Ahtila’s works can indeed be seen at the major world art events - the Cassel Documenta or the Venice biennale, her star status is proved by a variety of awards, including an AVEK-award for important achievements in the field of audio-visual culture (1997), the Edstrand Art Price (1998), a DAAD fellowship (1999), honorary mention at the 48th Venice Biennale (1999), the Vincent Van Gogh Award for Contemporary Art in Europe (2000) as well as the Artes Mundi Prize (2006). Her work is also represented at the “Expanded Cinema: Part 2” exhibition at the Garage. However, to get closely acquainted with Ahtila’s work a viewer has to travel all over the world to various art events, or visit her lecture at the Garage, where the artist will talk about her works in detail and show them to the Moscow audience.
19.00 – Leslie Thornton (USA): “Some animals will pay attention to each other. Some will pay attention to the thing holding the camera” lecture at the Garage Centre for Contemporary Culture
Already in the 1980’s Leslie Thornton was one of the first to turn her attention to the adjacency of the cinema and art spaces and embodied this in her works, combining not only cinema and video art, but also archive footage, sci-fi elements and ethnographical materials, influencing deeply the future screen culture interpreters. In fact a whole generation of young authors has grown with Leslie Thornton as their guru and legend. To justify her presence at the Media Forum as an art scene star it would be enough to cite newspaper articles praising her as a titled artist, a recipient of the Maya Deren Lifetime Achievement Award and the Alpert Award in the Arts for Media.
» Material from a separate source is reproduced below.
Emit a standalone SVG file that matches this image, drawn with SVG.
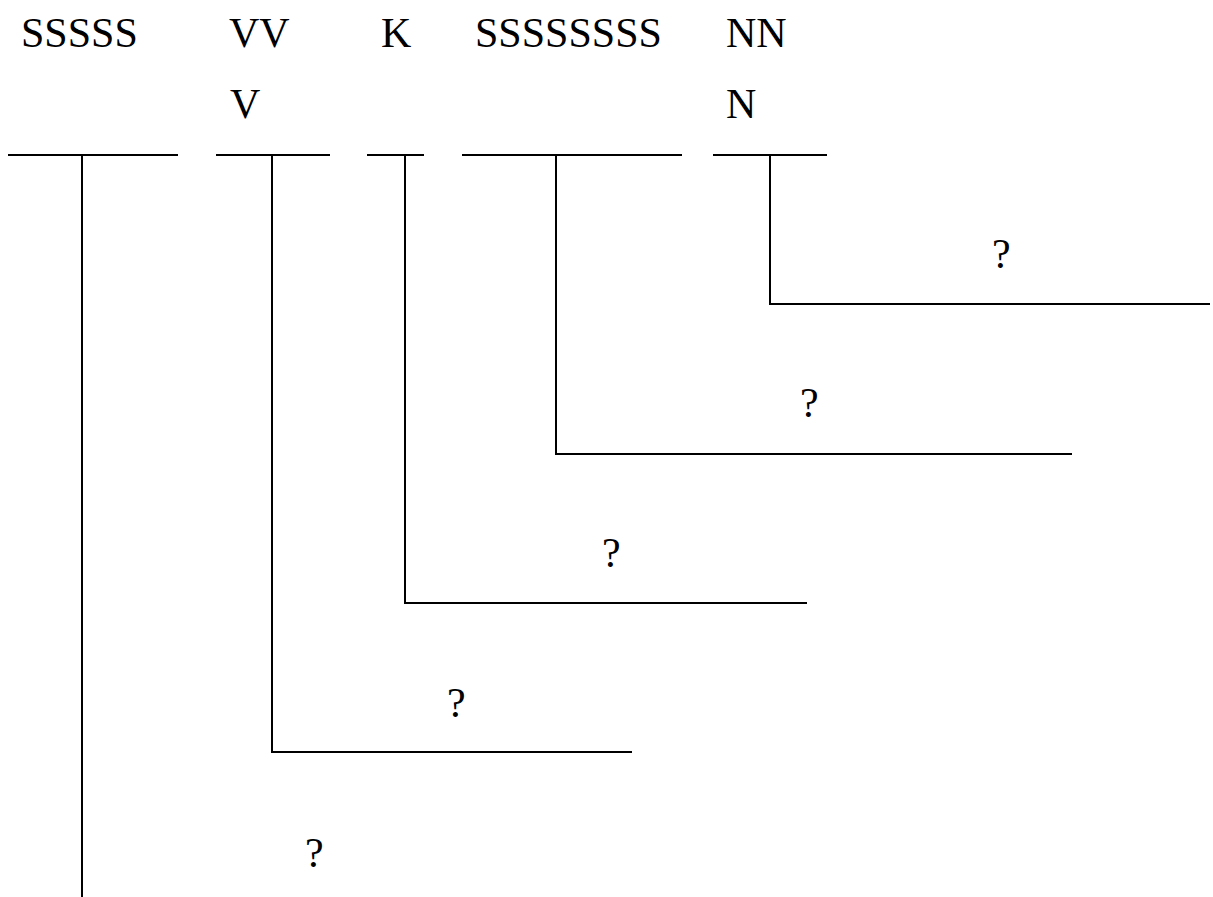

Leslie Thornton’s work is exhibited worldwide at such museums as the MoMA (New York), the Whitney Museum, Centre Pompidou, the Tate Modern, PS.1 and many others. Besides, Leslie Thornton teaches at the Brown University which can explain to some degree her influence upon young artists and guarantees not only a screening of her works at the Garage, but also an in-depth art historian substantiation of the crucial questions of contemporary screen culture.